Cost Model
==========

Single-GPU Cost Modeling
-----------------------

**Latency / Runtime Cost Estimation**

* Roofline Model
  
  * Idea: :math:`\max(\text{compute time}, \text{memory access time})`
  * Use linear regression model for NVIDIA GPUs
  * Compute time model (:math:`\text{latency} + \text{bandwidth} \times \text{#flops}`)
  * Memory access model (:math:`\text{latency} + \text{bandwidth} \times \text{#bytes}`)
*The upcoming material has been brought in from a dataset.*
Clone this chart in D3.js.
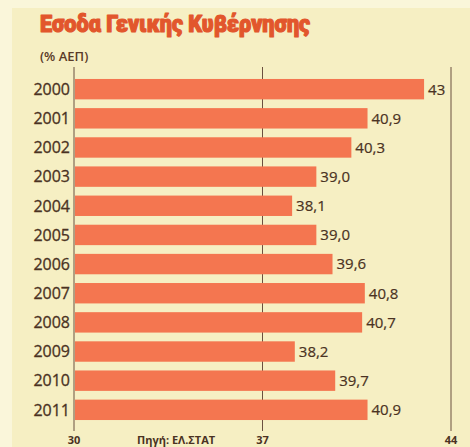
<!DOCTYPE html>
<html><head><meta charset="utf-8">
<script src="https://cdn.jsdelivr.net/npm/d3@7"></script>
<style>html,body{margin:0;padding:0;background:#faf6da;}svg{display:block;}</style>
</head><body>
<script>
const years = ["2000","2001","2002","2003","2004","2005","2006","2007","2008","2009","2010","2011"];
const values = [43, 40.9, 40.3, 39.0, 38.1, 39.0, 39.6, 40.8, 40.7, 38.2, 39.7, 40.9];
const valueLabels = ["43","40,9","40,3","39,0","38,1","39,0","39,6","40,8","40,7","38,2","39,7","40,9"];
const ticks = [30, 37, 44];
const title = "Εσοδα Γενικής Κυβέρνησης";
const subtitle = "(% ΑΕΠ)";
const source = "Πηγή: ΕΛ.ΣΤΑΤ";

const W = 470, H = 447;
const svg = d3.select("body").append("svg").attr("width", W).attr("height", H);
svg.append("rect").attr("width", W).attr("height", H).attr("fill", "#faf6da");
svg.append("rect").attr("x", 12).attr("y", 8).attr("width", W - 12).attr("height", H - 8).attr("fill", "#f6efc3");

const x = d3.scaleLinear().domain([30, 44]).range([74, 451]);
const y = d3.scaleBand().domain(years).range([74.6, 424.4]).paddingInner(0.3).paddingOuter(0.15);

const font = "'Open Sans', 'DejaVu Sans', sans-serif";
const textCol = "#4a3222";

// gridlines
svg.append("g").selectAll("line").data(ticks).join("line")
  .attr("x1", d => x(d)).attr("x2", d => x(d))
  .attr("y1", 67).attr("y2", 431)
  .attr("stroke", "#6b5040").attr("stroke-width", 1);

// bars
svg.append("g").selectAll("rect").data(years).join("rect")
  .attr("x", x(30) + 1).attr("y", d => y(d))
  .attr("width", (d, i) => x(values[i]) - x(30) - 1)
  .attr("height", y.bandwidth())
  .attr("fill", "#f47650");

// year labels
svg.append("g").selectAll("text").data(years).join("text")
  .attr("x", 70).attr("y", d => y(d) + y.bandwidth() / 2)
  .attr("dy", "0.36em").attr("text-anchor", "end")
  .attr("font-family", font).attr("font-size", 16).attr("fill", textCol)
  .attr("stroke", textCol).attr("stroke-width", 0.3)
  .text(d => d);

// value labels
svg.append("g").selectAll("text").data(years).join("text")
  .attr("x", (d, i) => x(values[i]) + 4).attr("y", d => y(d) + y.bandwidth() / 2)
  .attr("dy", "0.36em")
  .attr("font-family", font).attr("font-size", 15).attr("fill", textCol)
  .attr("stroke", textCol).attr("stroke-width", 0.2)
  .text((d, i) => valueLabels[i]);

// bottom tick labels
svg.append("g").selectAll("text").data(ticks).join("text")
  .attr("x", d => x(d)).attr("y", 444).attr("text-anchor", "middle")
  .attr("font-family", font).attr("font-size", 11).attr("font-weight", "bold").attr("fill", textCol)
  .text(d => d);

svg.append("text").attr("x", 137).attr("y", 444)
  .attr("font-family", "'Liberation Sans Narrow', 'Open Sans', sans-serif").attr("font-size", 11)
  .attr("font-weight", "bold").attr("fill", textCol).text(source);

// title
svg.append("text").attr("x", 40).attr("y", 32)
  .attr("font-family", "'Roboto', 'Open Sans', sans-serif").attr("font-size", 23)
  .attr("font-weight", 900).attr("fill", "#e2562c")
  .attr("stroke", "#e2562c").attr("stroke-width", 1.2).attr("stroke-linejoin", "round")
  .attr("textLength", 270).attr("lengthAdjust", "spacingAndGlyphs")
  .text(title);

svg.append("text").attr("x", 40).attr("y", 61)
  .attr("font-family", font).attr("font-size", 13).attr("font-weight", 600).attr("fill", "#5a3a28")
  .text(subtitle);
</script>
</body></html>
.. image:: img/linear_regression_for_runtime_cost_estimation.png
  :alt: Linear Regression for Runtime Cost Estimation
  :align: center
  :width: 100%


**Memory Cost Estimation**

* Memory cost estimation for each operator

  * FX graph enables precise peak memory analysis
  * Memory liveness analysis
  
    * Track the time intervals during which tensors are alive

.. image:: img/memory_liveness_analysis.png
  :alt: Memory Liveness Analysis
  :align: center
  :width: 100%


Multi-GPU Cost Modeling
-----------------------
**Communication Modeling**

Challenge
* Communication cost varies for multi-level hierarchical communication
* Congestion may occur in certain scenarios
  
**Device Mesh Abstraction**

.. image:: img/device_mesh_abstraction.png
  :alt: Device Mesh Abstraction
  :align: center
  :width: 100%

* Mapping the GPU network hierarchy into a N-dimension device mesh 
* Devices in the same mesh dimension have the same communication capability (latency, bandwidth)
* How to obtain the device mesh?
  
  * Current Approach: Predefined device mesh shape
  
    * Profile all-reduce among the devices in the same mesh dim
    * Linear regression along each mesh dim :math:`i` (:math:`\text{time}_i = \text{latency}_i + \text{bandwidth}_i \times \text{#bytes}`)
  
  * In-Progress: Auto Mesh Discovery
    
    * Motivation 
      
      * More robust to complex communication architecture
      * More accurate since each dimension can be considered respectively
    
    * Profile the communication latency between each mesh dimension
    * Search the mesh shape where the communication time along the same dim with max similarity
    * Linear regression along each mesh dim :math:`i` (:math:`\text{time}_i = \text{latency}_i + \text{bandwidth}_i \times \text{#bytes}`)